### Recorded data
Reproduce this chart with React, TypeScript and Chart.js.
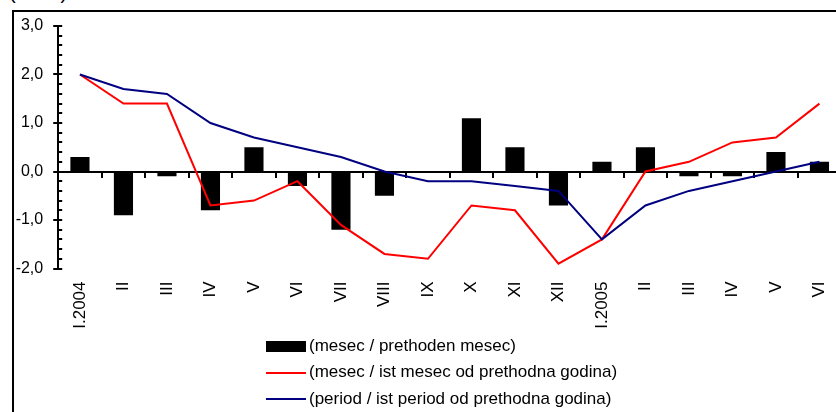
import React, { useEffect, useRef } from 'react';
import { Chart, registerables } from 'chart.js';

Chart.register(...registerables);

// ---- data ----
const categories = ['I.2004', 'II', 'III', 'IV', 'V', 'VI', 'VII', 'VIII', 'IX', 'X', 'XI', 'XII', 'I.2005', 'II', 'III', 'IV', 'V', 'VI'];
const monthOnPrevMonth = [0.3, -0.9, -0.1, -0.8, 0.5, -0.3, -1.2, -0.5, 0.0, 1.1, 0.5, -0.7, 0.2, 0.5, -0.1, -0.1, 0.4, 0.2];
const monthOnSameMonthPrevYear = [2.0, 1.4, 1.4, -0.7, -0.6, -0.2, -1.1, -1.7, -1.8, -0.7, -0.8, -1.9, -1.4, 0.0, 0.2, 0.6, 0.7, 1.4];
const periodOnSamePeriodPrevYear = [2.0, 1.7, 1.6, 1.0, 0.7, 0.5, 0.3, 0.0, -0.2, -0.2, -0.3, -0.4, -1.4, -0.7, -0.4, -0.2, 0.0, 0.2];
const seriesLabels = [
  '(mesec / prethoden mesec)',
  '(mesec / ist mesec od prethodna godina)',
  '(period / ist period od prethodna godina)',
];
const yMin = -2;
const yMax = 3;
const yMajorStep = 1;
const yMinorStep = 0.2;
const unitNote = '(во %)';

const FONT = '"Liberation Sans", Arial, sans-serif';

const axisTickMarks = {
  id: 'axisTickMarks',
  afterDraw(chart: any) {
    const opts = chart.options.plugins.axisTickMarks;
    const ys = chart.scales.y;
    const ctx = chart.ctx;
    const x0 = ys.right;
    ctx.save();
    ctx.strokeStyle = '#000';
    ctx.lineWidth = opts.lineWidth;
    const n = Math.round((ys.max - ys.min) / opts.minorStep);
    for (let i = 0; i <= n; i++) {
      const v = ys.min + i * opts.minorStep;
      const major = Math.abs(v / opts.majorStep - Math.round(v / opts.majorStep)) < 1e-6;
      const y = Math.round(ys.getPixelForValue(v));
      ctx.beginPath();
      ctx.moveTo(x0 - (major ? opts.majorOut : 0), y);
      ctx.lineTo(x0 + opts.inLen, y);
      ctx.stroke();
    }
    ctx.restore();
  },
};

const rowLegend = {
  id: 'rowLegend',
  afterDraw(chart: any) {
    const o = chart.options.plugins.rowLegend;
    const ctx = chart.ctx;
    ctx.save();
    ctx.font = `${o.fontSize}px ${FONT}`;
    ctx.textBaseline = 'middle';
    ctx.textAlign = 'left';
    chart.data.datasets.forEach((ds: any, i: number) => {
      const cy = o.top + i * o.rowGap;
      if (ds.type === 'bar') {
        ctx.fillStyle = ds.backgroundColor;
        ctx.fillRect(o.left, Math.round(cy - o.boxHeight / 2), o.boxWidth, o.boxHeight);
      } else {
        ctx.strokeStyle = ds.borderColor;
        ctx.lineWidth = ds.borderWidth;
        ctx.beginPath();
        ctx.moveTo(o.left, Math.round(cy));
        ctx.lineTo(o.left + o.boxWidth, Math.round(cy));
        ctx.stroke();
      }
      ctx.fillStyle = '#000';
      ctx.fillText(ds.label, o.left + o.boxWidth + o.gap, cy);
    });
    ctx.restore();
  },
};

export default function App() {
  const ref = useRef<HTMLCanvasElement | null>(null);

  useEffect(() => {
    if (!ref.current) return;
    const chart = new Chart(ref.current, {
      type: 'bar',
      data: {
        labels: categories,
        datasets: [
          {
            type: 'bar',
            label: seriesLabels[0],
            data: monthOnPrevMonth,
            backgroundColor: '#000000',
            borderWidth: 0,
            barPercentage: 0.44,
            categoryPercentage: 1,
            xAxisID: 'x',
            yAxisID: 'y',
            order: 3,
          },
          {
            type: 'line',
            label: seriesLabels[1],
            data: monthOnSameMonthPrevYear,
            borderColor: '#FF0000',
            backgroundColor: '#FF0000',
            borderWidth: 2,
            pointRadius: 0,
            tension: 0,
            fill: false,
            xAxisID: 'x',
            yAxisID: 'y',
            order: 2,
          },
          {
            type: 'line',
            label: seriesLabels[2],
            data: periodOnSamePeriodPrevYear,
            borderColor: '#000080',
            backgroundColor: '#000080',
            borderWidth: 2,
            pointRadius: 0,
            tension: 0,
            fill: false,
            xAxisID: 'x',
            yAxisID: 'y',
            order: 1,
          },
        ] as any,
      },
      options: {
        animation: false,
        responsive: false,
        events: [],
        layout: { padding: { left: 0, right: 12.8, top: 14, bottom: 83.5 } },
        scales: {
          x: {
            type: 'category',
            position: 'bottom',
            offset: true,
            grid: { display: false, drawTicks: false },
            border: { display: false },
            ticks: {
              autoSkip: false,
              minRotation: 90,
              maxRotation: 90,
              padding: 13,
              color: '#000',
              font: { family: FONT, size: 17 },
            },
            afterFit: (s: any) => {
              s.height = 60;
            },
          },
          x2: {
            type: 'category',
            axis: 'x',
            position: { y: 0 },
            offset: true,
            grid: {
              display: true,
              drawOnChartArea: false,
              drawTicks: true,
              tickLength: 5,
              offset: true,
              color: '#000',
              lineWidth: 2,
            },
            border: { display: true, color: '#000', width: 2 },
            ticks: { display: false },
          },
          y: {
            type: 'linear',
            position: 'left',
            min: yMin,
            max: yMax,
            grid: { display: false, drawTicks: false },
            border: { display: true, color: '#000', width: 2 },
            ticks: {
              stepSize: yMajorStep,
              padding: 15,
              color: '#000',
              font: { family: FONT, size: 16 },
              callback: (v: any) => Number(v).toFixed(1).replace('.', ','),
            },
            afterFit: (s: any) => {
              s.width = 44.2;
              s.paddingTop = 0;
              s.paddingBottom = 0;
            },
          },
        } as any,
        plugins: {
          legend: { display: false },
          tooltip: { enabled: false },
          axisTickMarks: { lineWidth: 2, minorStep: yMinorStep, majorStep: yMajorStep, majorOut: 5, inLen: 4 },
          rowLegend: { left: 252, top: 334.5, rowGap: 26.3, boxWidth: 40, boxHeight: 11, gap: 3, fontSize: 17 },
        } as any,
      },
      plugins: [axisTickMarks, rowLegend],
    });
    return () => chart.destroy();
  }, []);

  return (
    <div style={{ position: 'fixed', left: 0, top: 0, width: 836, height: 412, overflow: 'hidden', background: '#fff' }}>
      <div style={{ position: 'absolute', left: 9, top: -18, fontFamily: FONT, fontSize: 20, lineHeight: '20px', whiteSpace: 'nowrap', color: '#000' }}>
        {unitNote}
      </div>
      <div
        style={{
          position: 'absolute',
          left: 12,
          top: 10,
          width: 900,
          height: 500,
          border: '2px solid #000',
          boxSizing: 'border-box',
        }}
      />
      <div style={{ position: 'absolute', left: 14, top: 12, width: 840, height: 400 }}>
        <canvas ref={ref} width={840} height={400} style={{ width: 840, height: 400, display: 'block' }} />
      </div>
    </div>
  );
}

### Required task
Report how many lines in the listing above include the word "React". Give nothing but the number.

### Result of the task
2